Though each of her three brothers assumes the role of narrator, Caddy is never allowed to tell her story in the first person. Faulkner once stated that he decided not to use Caddy as a narrator because she was “too beautiful and too moving to reduce her to telling what was going on, that it would be more passionate to see her through somebody else’s eyes.” As Faulkner suggests, Caddy becomes a symbol of lost innocence. Benjy narrates an episode in which Caddy muddies her drawers in the stream (on the evening of their grandmother’s funeral), and Caddy’s soiled undergarments foreshadow her fall from innocence. Finding little compassion and love in the Compson household, she seeks it through sexual encounters, which ultimately leave her pregnant and, later, rejected by her husband and family. She becomes a focal point in all her brothers’ narratives and the major cause of their anger.

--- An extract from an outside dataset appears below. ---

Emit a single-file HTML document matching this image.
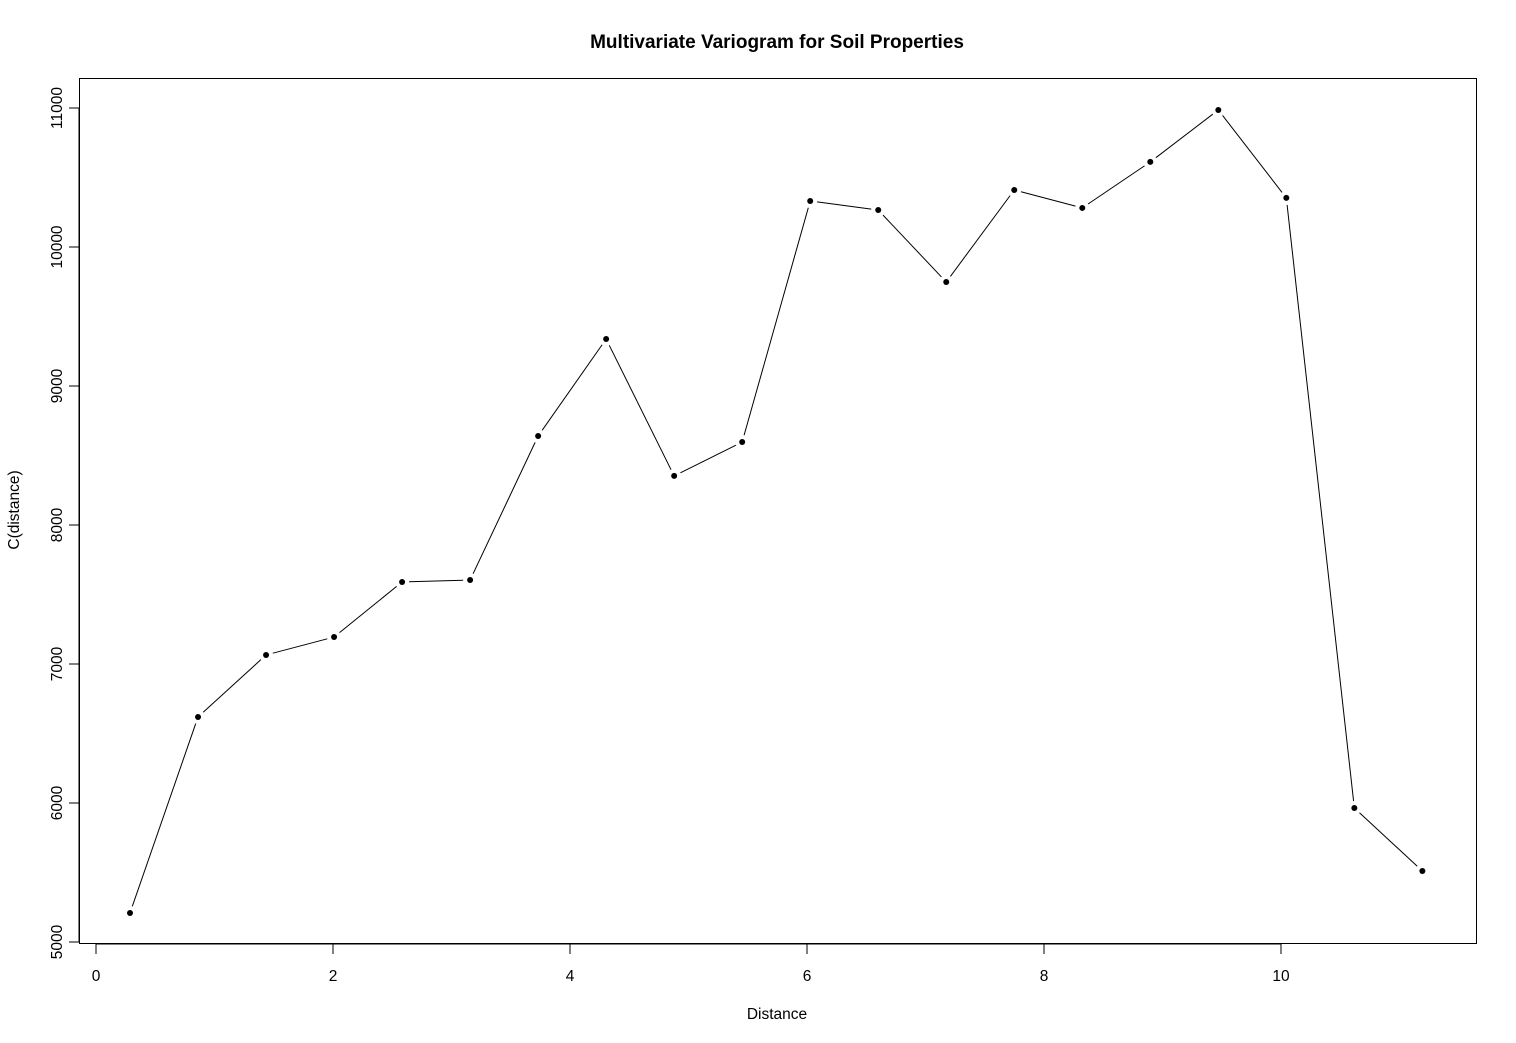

Told chronologically, The Sound and the Fury is the saga of a southern family in decline. Faulkner’s portrait of the once-prominent Compson clan shows two dysfunctional parents, a suicidal son, a fallen daughter, a developmentally disabled son, and a son racked with bitterness. For Faulkner, the Compsons represent the collapse of the South’s social order in the decades following the Civil War. Faulkner would elaborate on this compelling theme in future works and, in novels such as As I Lay Dying (1930) and Absalom, Absalom! (1936), perfect the daring narrative strategies he first employed in The Sound and the Fury.